History and development
Congress authorized the creation of the academy in the mid-twentieth century as part of a broader plan to professionalize the officer corps for air and space power. The campus was established on the foothills of the Rocky Mountains in Colorado Springs, and the first classes prepared under a new model of service education that combined rigorous academics with military training. Since its founding, the academy has expanded facilities, programs, and admissions to reflect the evolving needs of the armed forces, including the integration of women into the corps and the broadening of opportunities for cadets from diverse backgrounds. The academy’s evolving mission mirrors wider changes in national defense as air and space operations have grown in importance; see Colorado Springs for the local setting and Space Force for the broader structural shift toward a separate space-military service.
Debates and controversies
The Air Force Academy, like other high-profile institutions with a defense remit, generates debates about how best to balance merit, readiness, and broad social objectives.
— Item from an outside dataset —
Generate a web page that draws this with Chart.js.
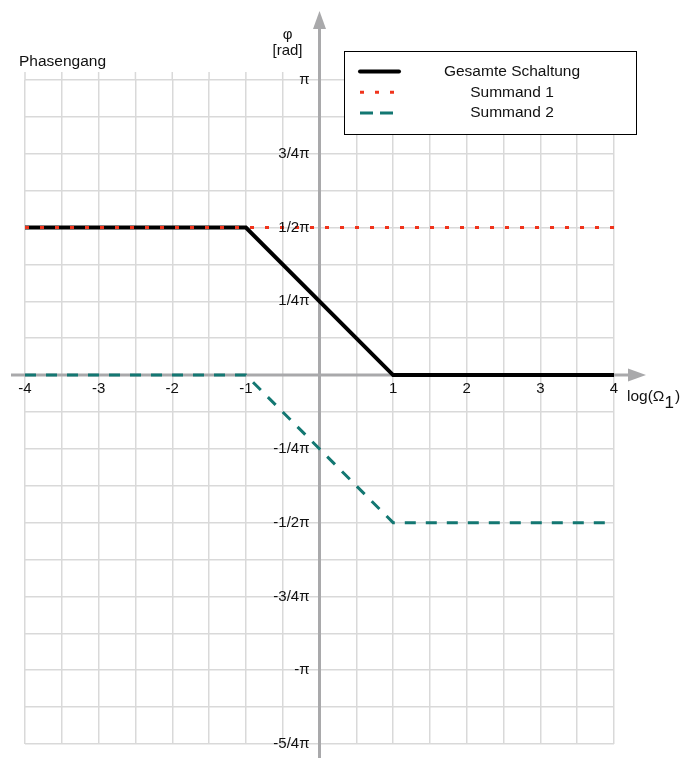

Supporters argue that the academy must stay squarely focused on producing technically proficient officers who demonstrate discipline, integrity, and leadership under stress. They contend that an emphasis on ability to solve complex problems, manage risk, and lead people is the essential objective, and that meritocracy in admissions and commissioning is the best path to a capable force.
Critics sometimes charge that diversity and inclusion initiatives, if pursued aggressively, can become the primary frame for policy in a way that might be seen as distracting from military readiness. Proponents reply that diverse teams improve problem-solving and mission effectiveness in real-world operations, and that inclusion is a force multiplier rather than a distraction. From a conventional defense-centrism viewpoint, the measured aim is to expand the talent pool without compromising standards or unit cohesion. The academy has also faced scrutiny over climate, discipline, and prevention of misconduct; supporters argue that robust policies and leadership development strengthen professional culture and accountability, while opponents may claim that such measures risk becoming performative rather than substantive. In any case, the core objective remains to produce officers who can lead in rapidly changing environments, including in the space domain where the Space Force operates. See Military education for a comparative sense of how service academies balance these concerns.